THINGS TO SEE AND DO
Standing on River Limmat, a Rhine tributary, and on its own eponymous lake, Zurich seems simultaneously small and huge. It's the biggest city in Switzerland with the feel of a very swollen village—a village that happens to host some of the most dynamic cultural and artistic happenings and jazzy contemporary architecture, all of which blends effortlessly with the gorgeous, tangled medieval Niederdorf district and its charmingly bourgeois-cosmopolitan Bahnhofstrasse, the store-heavy boulevard following the old city wall.
The past five years or so have seen momentous changes in the city's pace of life, which is especially obvious in Zurich West, the neighborhood of converted factories and associated edifices centered around Langstrasse—an uninterrupted mile of hot bars and restaurants, hip clubs, independent movie houses, and boutiques.
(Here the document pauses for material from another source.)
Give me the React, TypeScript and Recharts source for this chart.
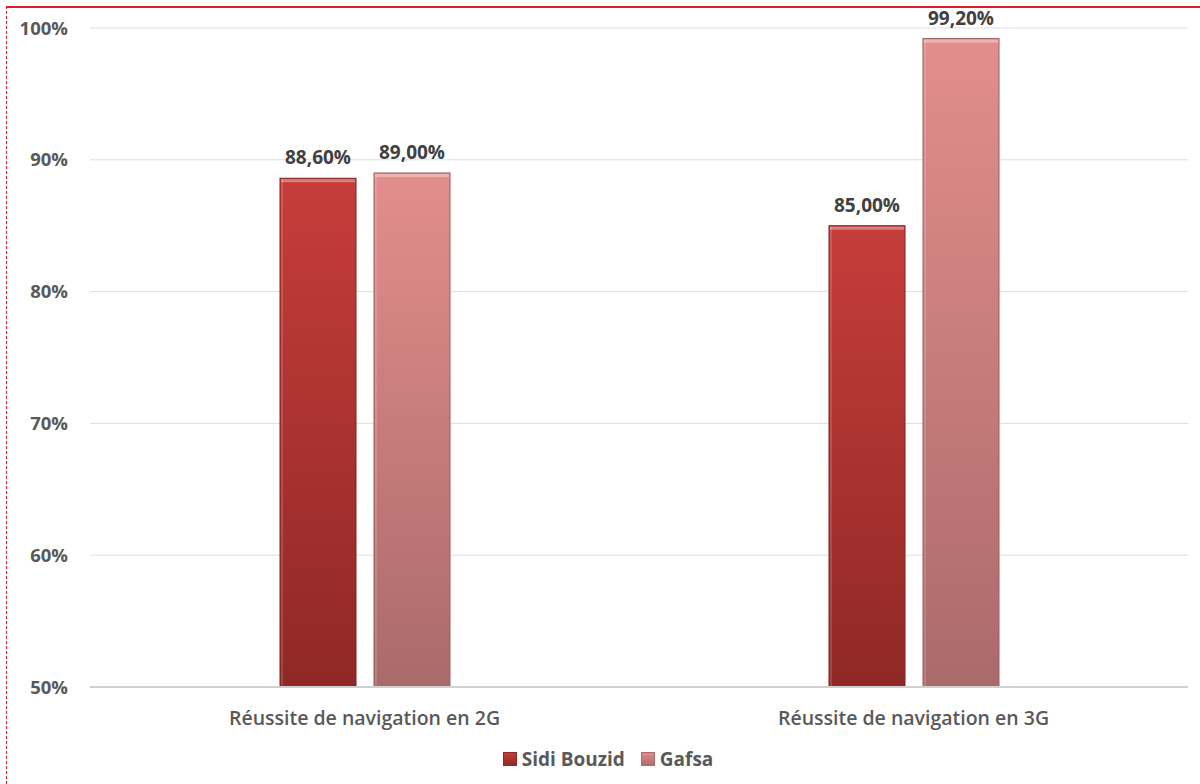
import { Bar, BarChart, CartesianGrid, LabelList, Legend, XAxis, YAxis } from "recharts"

const categories = ["Réussite de navigation en 2G", "Réussite de navigation en 3G"]
const sidiBouzid = [88.6, 85.0]
const gafsa = [89.0, 99.2]
const yTicks = [50, 60, 70, 80, 90, 100]

const data = categories.map((name, i) => ({ name, sidiBouzid: sidiBouzid[i], gafsa: gafsa[i] }))

const FONT = "'Open Sans', 'Noto Sans', sans-serif"

const fmtPct = (v: number) => `${v.toFixed(2).replace(".", ",")}%`

// bar with a soft bevel at the top, like the office 3D preset
function BevelBar(props: any) {
  const { x, y, width, height, fill, edge, light } = props
  if (!height || height <= 0) return null
  return (
    <g>
      <rect x={x} y={y} width={width} height={height} fill={fill} stroke={edge} strokeWidth={1} />
      <rect x={x + 1} y={y + 1} width={width - 2} height={3} fill={light} opacity={0.35} />
      <rect x={x + 1} y={y + 1} width={2} height={height - 2} fill={light} opacity={0.15} />
    </g>
  )
}

function LegendContent() {
  const items = [
    { label: "Sidi Bouzid", a: "#c43c3a", b: "#922a28" },
    { label: "Gafsa", a: "#e08c8a", b: "#ae6c6c" },
  ]
  return (
    <div style={{ display: "flex", justifyContent: "center", gap: 16, fontFamily: FONT, fontWeight: 700, fontSize: 19, color: "#595959", paddingLeft: 16 }}>
      {items.map((it) => (
        <div key={it.label} style={{ display: "flex", alignItems: "center", gap: 5 }}>
          <span style={{ display: "inline-block", width: 12, height: 12, background: `linear-gradient(${it.a}, ${it.b})`, border: `1px solid ${it.b}` }} />
          <span>{it.label}</span>
        </div>
      ))}
    </div>
  )
}

export default function App() {
  return (
    <div style={{ position: "absolute", left: 0, top: 0, width: 1200, height: 784, background: "#ffffff", overflow: "hidden" }}>
      <div style={{ position: "absolute", left: 6, top: 6, right: 0, bottom: 0, borderTop: "2px solid #d9202a", borderLeft: "1px dashed #d9202a" }} />
      <div style={{ position: "absolute", left: 0, top: 0 }}>
        <BarChart
          width={1200}
          height={784}
          data={data}
          margin={{ top: 28, right: 12, bottom: 0, left: 0 }}
          barSize={76}
          barGap={18}
        >
          <defs>
            <linearGradient id="gSidi" x1="0" y1="0" x2="0" y2="1">
              <stop offset="0%" stopColor="#c63d3b" />
              <stop offset="100%" stopColor="#8f2826" />
            </linearGradient>
            <linearGradient id="gGafsa" x1="0" y1="0" x2="0" y2="1">
              <stop offset="0%" stopColor="#e28e8c" />
              <stop offset="100%" stopColor="#ab6a6a" />
            </linearGradient>
          </defs>
          <CartesianGrid vertical={false} stroke="#dedede" strokeWidth={1} />
          <XAxis
            dataKey="name"
            height={97}
            axisLine={{ stroke: "#d0d0d0", strokeWidth: 2 }}
            tickLine={false}
            tickMargin={18}
            tick={{ fill: "#595959", fontSize: 19.5, fontWeight: 600, fontFamily: FONT }}
          />
          <YAxis
            width={90}
            domain={[50, 100]}
            ticks={yTicks}
            interval={0}
            axisLine={false}
            tickLine={false}
            tickMargin={16}
            tickFormatter={(v: number) => `${v}%`}
            tick={{ fill: "#595959", fontSize: 18.5, fontWeight: 700, fontFamily: FONT }}
          />
          <Legend verticalAlign="middle" layout="horizontal" wrapperStyle={{ top: 746, left: 0, width: 1200 }} content={<LegendContent />} />
          <Bar
            dataKey="sidiBouzid"
            name="Sidi Bouzid"
            fill="url(#gSidi)"
            isAnimationActive={false}
            shape={(p: any) => <BevelBar {...p} fill="url(#gSidi)" edge="#7e2220" light="#ffffff" />}
          >
            <LabelList dataKey="sidiBouzid" position="top" offset={14} formatter={(v: any) => fmtPct(Number(v))} style={{ fill: "#404040", fontSize: 19, fontWeight: 700, fontFamily: FONT }} />
          </Bar>
          <Bar
            dataKey="gafsa"
            name="Gafsa"
            fill="url(#gGafsa)"
            isAnimationActive={false}
            shape={(p: any) => <BevelBar {...p} fill="url(#gGafsa)" edge="#96605f" light="#ffffff" />}
          >
            <LabelList dataKey="gafsa" position="top" offset={14} formatter={(v: any) => fmtPct(Number(v))} style={{ fill: "#404040", fontSize: 19, fontWeight: 700, fontFamily: FONT }} />
          </Bar>
        </BarChart>
      </div>
    </div>
  )
}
Outside the city limits in every direction is bucolic splendor: snowcapped Alps and thick pine forests. Back in town, Lake Zurich itself is so clean it's been certified by the local government as safe to drink. Grossmünster cathedral with its twin spires and nearby 13th-century Fraumünster with its pair of 1967 stained-glass windows by Marc Chagall are just two highlights from the trad tourist trail, but there are discoveries waiting all over.
ARTS + ARCHITECTURE
The birthplace of Dada, the most significant art movement to have come out of Zurich, has just been reopened after 90 years: The site of the original Cabaret Voltaire, at Spiegelgasse 1, is now a café-bar and gallery. You can visit James Joyce's grave in the Fluntern cemetery, and any number of galleries and museums—including the unmissable Kunsthaus gallery (Heimplatz 1, www.kunsthaus.ch). Spanish star architect, Santiago Calatrava, a resident, is working on two new buildings in the Seefeld district to follow up on his stunning Stadelhofen Train Station and the astonishing, recently unveiled Bibliothek (library) of the Zurich University Law Faculty—an edifice that, touching ground in only eight places, seems to be floating.
One of the great architectural masters of the 20th century, Le Corbusier, contributed (posthumously) his final work to the city—the Heidi Weber Pavilion, now a museum and gallery that is sadly rarely open these days. And from the sublime to the kinda silly, hundreds of five-foot teddy bears took to the streets in summer 2005, a citywide art installation called—what else?— Teddy Summer 2005 (www.teddy-summer.ch). Whoever thinks the Swiss are po-faced, money-minded stiff-necks should board a plane immediately. The new slim and spacious light-flooded glass Dock E building at the airport (designed by Spühler and Algélil/Graham/Pfenniger/Scholl) will be the first sign that, in the case of Zurich, old perceptions couldn't be more wrong.
In hip Zurich West is this half-designer, half-homey, all-Swiss new institution—a kind of mega-Pain Quotidien serving beer instead of soup. The name means "Bake and Brew," and that's exactly what they do. In an effort to redress the heartless, big-business side of beer and the fastness of food, here's a microbrewery-pub-restaurant-bakery that manages to be almost all things to almost all people—low-carb dieters excepted. The space is fabulous: illuminated walkways set into wooden floors with big iron-framed windows, the whole thing bathed in cobalt-blue light. The bakery turns out savory pastries with spinach and feta; chicken and mushroom pies; pizzas; quiches; loaves of peasant bread baked with a joint of ham inside and sliced; filled bagels and baguettes.
An only-in-Zurich (okay, and also in Basel) experience: eating in the dark. Really, really dark. Pitch black. This isn't all gimmick; it's to enable us to gain an insight into the world of the blind, as well as to savor your food in a new way. Two thirds of the staff here is not sighted (though the chef can see), and they lead you carefully, gently, and with a necessary sense of humor through what most people find to be a pretty mind-blowing evening. Menus change weekly and are seasonal, simple, and good. People wonder: Are the bathrooms pitch black? And how do you pay in the dark? The answers: no, and you don't. You need to reserve weeks in advance for weekends; midweek is not quite so bad. "Blind Cow" is named after the German blindman's buff, by the way.